I am told that proper grown-up journalists do not waste time prognosticating about what may, or may not, happen in the future.
Tough. It is harmless, it is vaguely amusing, and it gives us all something to rabbit on about before we get down to business in Melbourne next month. Of course, there is much to interest us apart from the forthcoming Grand Prix season, but we are approaching what may well be a most intriguing year. In motor racing, and in the real world.
My smart friends tell me that, if we think the global banking sector is buried in the barriers right now, we ain’t seen nothing yet. Well, I don’t want to think about that, especially as I am now a reluctant shareholder in both Lloyds and Royal Bank of Scotland. If I wanted to be a shareholder, I would choose companies that make things we can eat, drink or smoke.
But I digress. This week I want to rejoice in two new rumours.
One: it is said that Bruno Senna will join Jenson Button at the former Honda Grand Prix team this year.

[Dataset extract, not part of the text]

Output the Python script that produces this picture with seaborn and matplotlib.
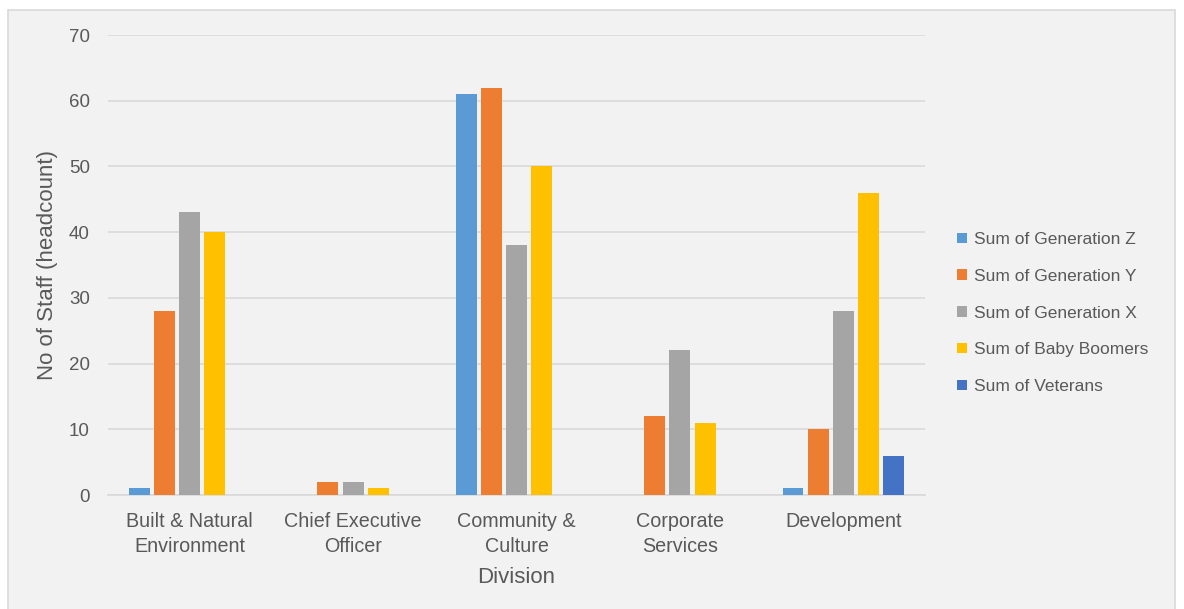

Two: it is said that Richard Branson’s Virgin Group is crunching numbers to assess the wisdom of purchasing the Honda team
I like Bruno Senna and I think he is a very competent racing driver. Not in the same stratosphere as his uncle perhaps, but quick and tidy nonetheless. About a year ago I spent a most interesting week in São Paulo, looking at the work of the Ayrton Senna Foundation.
This is a charity set up by Ayrton with the determined purpose of helping the less privileged children of Brazil. And there are a great many of them. The foundation, forcefully led by Bruno’s mother and Ayrton’s sister Vivienne, has saved literally tens of thousands of children from the scrapheap.
In the course of this job I spoke at length to Bruno about his decision to take up motor racing and about his results to date. A harder act to follow is hard to imagine but Bruno has proved himself to have the family talent, if not yet the supreme edge enjoyed by his uncle. When they raced karts against each other, Bruno often got the better of Ayrton, and the latter was emphatically not a man to give an inch to anyone, let alone his little nephew.
If Senna goes to Honda, I hope he gets the job done. It would be great for Brazil and great for motor racing. Should this come to pass, Rubens Barrichello will be a very sad and frustrated man. And he will be much missed.
I have met and spoken to Mr Branson too, in the course of my work. He seems like a pretty canny fellow with a remarkably quick mind. He is not, to my knowledge, a motor racing fan. But he is an accomplished entrepreneur, and let’s remember that Virgin is, among other things, in the business of travel, holidays and what is known as “lifestyle” products. It is, in turn, a popular perception that Grand Prix racing provides an unparalleled global marketing platform for this type of business.
No, I do not know if these rumours are based on accountable fact. But I do know that both make a lot of sense. There must surely be an announcement soon, as the former Honda team will not want to start a new season without any testing.
While many of the F1 teams struggle to prepare a competitive car for 2009, the likes of Ferrari, BMW and Toyota have been thrashing around in Bahrain. They now know that their cars are not very stable in a sandstorm.
The desert is a mysterious and rather wonderful place.
When the cars aren’t running at Sakhir, you may be lucky enough to see an Arab horseman galloping home through the storm, a dramatic exhibition of another kind of horsepower.
I wonder how things will have shaken out by the time we reach Abu Dhabi in November.